Lisa Waite decided she wanted to be a social worker when she was only 16 years old. “I just knew that was the field I wanted to go into,” she says, “and I never wavered. I just knew that was my path.”

At the time she wasn’t sure what area of social work she wanted to enter, but she discovered her calling when she was in college at the University of Wisconsin – Eau Claire. “I started volunteering at different places that involved seniors and senior resources,” she recalls. “I was also employed with a home health company, and that furthered my desire to help seniors in a certain way. Then I had an internship at a large skilled nursing center, and I just knew that was the area I wanted to be part of and that’s where my talents were.” Going into a profession that involves helping seniors was, Lisa says, “the best decision I ever made.”

After college, Lisa began her career at a retirement community in Modovi, Wisconsin, and was there for about five years. How she got to North Carolina is an interesting story. Through a mutual friend, she met the man who would eventually be her husband, but he was in North Carolina and she was in Wisconsin. So, they dated by phone, talking every day for a month. Then he flew up to see her and they finally met face-to-face. After six more months of a long-distance relationship, she knew she was in love and decided to move to North Carolina, so they could be together. (He had two children here, so he couldn’t move to Wisconsin.) She moved down in 1999, they got married, and they’ve been together ever since.

Not long after moving to North Carolina, Lisa was hired at The Presbyterian Home of High Point as Director of Resident Services by a woman named Betty Hayes who, Lisa says happily, is now a resident of River Landing. River Landing was built a few years later and in 2008 the remaining residents from The Presbyterian Home of High Point transferred to River Landing because The Presbyterian Home of High Point closed. Lisa then came to River Landing as Director of Resident Services. It was a job she enjoyed, since it involved, she says, “helping residents with transitions, finding counseling needs, resources, those types of things. It’s more of a social work type role.”

Then two years ago she had the opportunity to apply for the Associate Director job at River Landing, and she got it. Her role now, she says, involves overseeing operations and working with the staff to make sure they’re providing the best services for the residents. “I work with each of our departments to make sure things are going smoothly for all of our residents, and my past role has really helped with that. Being in Resident Services, I know the things our residents want. And having been here so long really helps out, too.”
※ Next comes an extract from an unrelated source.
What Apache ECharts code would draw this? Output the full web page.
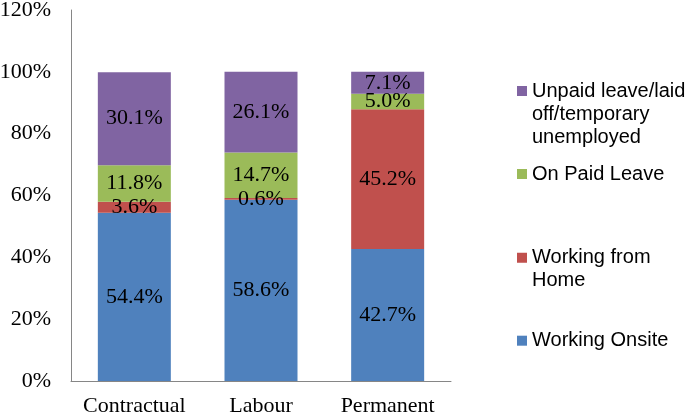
<!DOCTYPE html>
<html>
<head>
<meta charset="utf-8">
<script src="https://cdn.jsdelivr.net/npm/echarts@6/dist/echarts.min.js"></script>
<style>html,body{margin:0;padding:0;background:#fff}#c{width:688px;height:417px}</style>
</head>
<body>
<div id="c"></div>
<script>
const categories = ['Contractual', 'Labour', 'Permanent'];
const seriesNames = ['Working Onsite', 'Working from Home', 'On Paid Leave', 'Unpaid leave/laid off/temporary unemployed'];
const onsite = [54.4, 58.6, 42.7];
const fromHome = [3.6, 0.6, 45.2];
const paidLeave = [11.8, 14.7, 5.0];
const unpaid = [30.1, 26.1, 7.1];
const yTicks = [0, 20, 40, 60, 80, 100, 120];
const colors = ['#4F81BD', '#C0504D', '#9BBB59', '#8064A2'];

const serif = '"Liberation Serif", "Times New Roman", serif';
const sans = '"Liberation Sans", Arial, sans-serif';
const values = [onsite, fromHome, paidLeave, unpaid];

const chart = echarts.init(document.getElementById('c'), null, {renderer: 'canvas'});

function legendFor(name, top, h, label) {
  const icon = h > 10
    ? 'path://M0,0h10v10h-10z M0,' + h + 'h0.01v0.01h-0.01z'
    : 'rect';
  return {
    data: [name],
    left: 517,
    top: top,
    padding: 0,
    orient: 'vertical',
    itemWidth: 10,
    itemHeight: h,
    icon: icon,
    selectedMode: false,
    formatter: () => label,
    textStyle: {fontFamily: sans, fontSize: 20, color: '#000', lineHeight: 23}
  };
}

chart.setOption({
  animation: false,
  color: colors,
  grid: {left: 71, top: 10, right: 237, bottom: 36, containLabel: false, outerBoundsMode: 'none'},
  legend: [
    legendFor(seriesNames[3], 79.5, 56, 'Unpaid leave/laid\noff/temporary\nunemployed'),
    legendFor(seriesNames[2], 162.5, 10, 'On Paid Leave'),
    legendFor(seriesNames[1], 246.2, 33, 'Working from\nHome'),
    legendFor(seriesNames[0], 329.2, 10, 'Working Onsite')
  ],
  xAxis: {
    type: 'category',
    data: categories,
    axisLine: {lineStyle: {color: '#868686', width: 1}},
    axisTick: {show: false},
    axisLabel: {fontFamily: serif, fontSize: 22, color: '#000', margin: 14, interval: 0, hideOverlap: false}
  },
  yAxis: {
    type: 'value',
    min: yTicks[0],
    max: yTicks[yTicks.length - 1],
    interval: yTicks[1] - yTicks[0],
    axisLine: {show: true, lineStyle: {color: '#868686', width: 1}},
    axisTick: {show: false},
    splitLine: {show: false},
    axisLabel: {fontFamily: serif, fontSize: 22, color: '#000', margin: 20, formatter: '{value}%'}
  },
  series: seriesNames.map((n, i) => ({
    name: n,
    type: 'bar',
    stack: 'total',
    barWidth: 73,
    data: values[i],
    itemStyle: {color: colors[i]},
    label: {
      show: true,
      position: 'inside',
      fontFamily: serif,
      fontSize: 22,
      color: '#000',
      formatter: p => p.value.toFixed(1) + '%'
    }
  }))
});
</script>
</body>
</html>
It’s the residents who really decide what happens at River Landing, according to Lisa. “All of our programming is really driven by our residents. They come to us and say, ‘We’d like to do this, we’d like to create this.’” The most recent example is a Bluebird Committee to maintain the 50 bluebird homes throughout the community. A group of residents formed the group and has now partnered with Birds Unlimited in High Point to learn how to maintain the bird houses.

“This is the most active community I’ve ever been involved in,” Lisa says. “We have a lot of different talents that are awesome, and who help us make this the best community it can be. It truly is a team effort, and its staff and residents together that make the overall community happen. We could not do half the things we do without our resident leaders. We have residents that run our choirs, that run bands, they run our intellectual programs with a DVD lecture series. We couldn’t do those things without them.” She sees her role as helping the residents bring their ideas to life. “Our residents know what they want, so why not make it happen,” she says.

After 19 years with Presbyterian Homes and River Landing, Lisa is right where she wants to be, doing what she wanted to do since she was 16. Her biggest joy, she says, is “just being able to serve people. That’s the joy that I get. It’s not a job – it’s truly a serving opportunity for me.” She also likes being able to get to know the residents. “The biggest thing is forming relationships here, to say hello to someone and call them by name. Being able to see someone from all levels of care, transitioning from independent to assisted living to skilled care, but they’re still with us as a family. That’s the beauty of a CCRC like this.”